Coming back to the calendar, the government will be going into election mode after the 2024-25 Budget. That doesn’t leave much time for policy initiatives that aren’t already well in train. The only real chance for a policy reset is a big change to the Stage 3 tax cuts. I don’t think that will be enough to save Labor’s majority but it would provide a basis for a genuine contest with Dutton, which I think he would lose. Without a new tax policy, the question isn’t whether Labor will retain a majority but whether it will get a second term at all.
There are two fascinating policy decisions coming up for the Albanese government: vehicle efficiency standards and gambling advertising. I find them fascinating not because of how significant they are for the future of the country, but for what they say about the Albanese government.
In both cases Labor has passed up the opportunity to decisively take progressive, low cost action. Instead, they have promised action soon, presumably while dithering frantically in the background. We’ve seen what Albanese is capable of when he’s decisive and certain (the Voice Referendum, Stage 3 tax cuts, HAFF), so it will be very revealing how he behaves when he doesn’t have a predetermined position.
Another reason I find these decisions fascinating is because they share traits which reflect the rot in our democracy. They are near-unanimously supported by experts and supported by the majority of voters but they challenge noisy, organised vested interests who wield significant political power or political donor power.
Finally, what gambling advertising and vehicle efficiency standards have in common with the other issues mentioned above is they will once again test Labor’s ability to fight battles on their terms. They lost control of the conversation on the Voice and HAFF to the right and left respectively. If they end up fighting these two battles in terms of lost weekends, towing capacity and sporting clubs with no goal posts, there’s no hope for any progressive action on any front without significant change (ie. minority government and a new leader).
As a first term government, the ALP has largely disappointed their support fringe. While being careful to please the union movement, the ALP government has done little to improve the real wages and livings standards of middle income earners. This is where the ALP got a lot of votes at the last election. It’s meanness and budget austerity is not going down well in the suburbs and is toxic in regional Australia. Even 18 months out, the ALP look like a one term government. Their poor performances in parliament over the last sitting period was the nail in the coffin of their re-election hopes. It did not help that the ALP has now alienated the muslim communities and some green groups. This ALP government is now a train wreck. Of course it may get a bail out like the ALP got back in 1993. But the LNP would have to do something pretty stupid to hand the election to the ALP.
What can the ALP do to give itself half a chance?
Get rid of the Treasurer for a start.
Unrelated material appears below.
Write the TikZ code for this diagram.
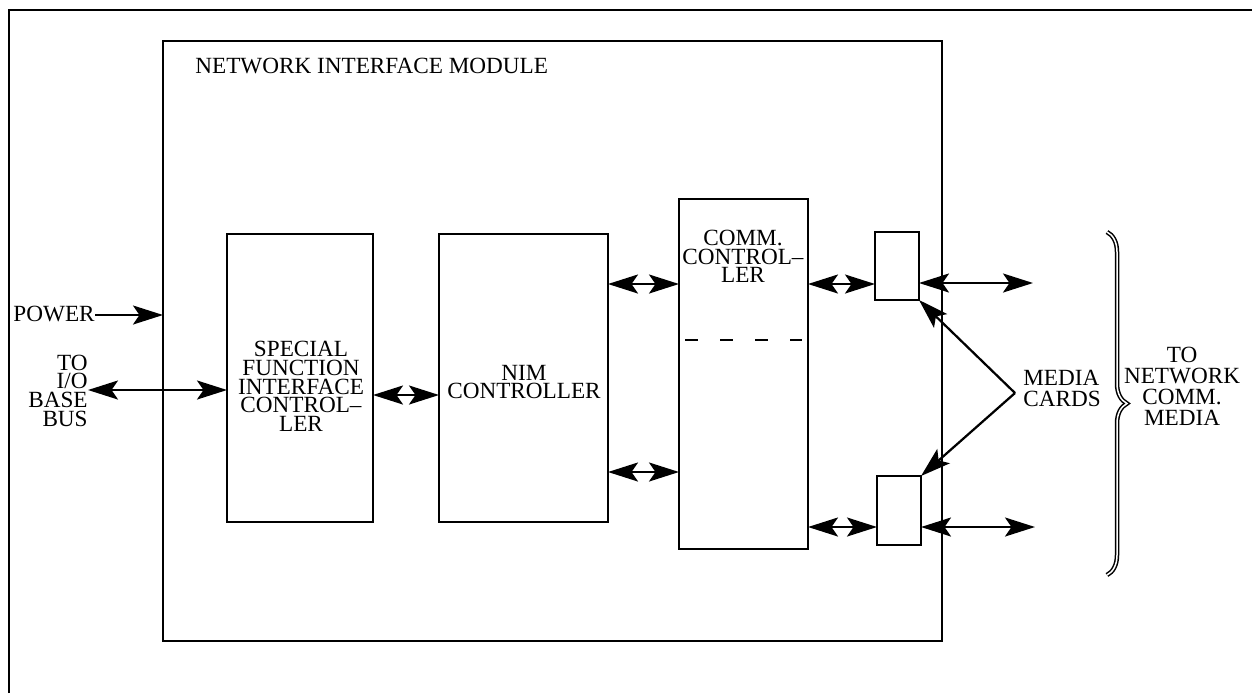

Charmers has never been up to the job of outsmarting Treasury boffins. They have run rings around him and bluffed him out of taking any concrete macroeconomic reforms. The new Reserve Bank governor has also just pulled the wool over his eyes. That’s two strikes against the Treasurer. One more failure and he must be dumped. But he won’t be alone on the backbench as an ex minister. After 18 months the ones not coping on the front bench are being exposed. There are a few notable ones. The environment minister is coasting and failing to deliver. The immigration minister is out of his depth.The sports minister is hiding. Some of the junior ministers are not performing. All this reflects badly on the prime minister. Not only was he strangely quiet about the atrocities committed in the West Bank by the IDF; but Albanese also clings to a delusion that the electorate will reward him for running budget deficits when real GDP is falling. This makes one wonder about his political judgement. If he is not a canny politician then he will soon be an ex PM.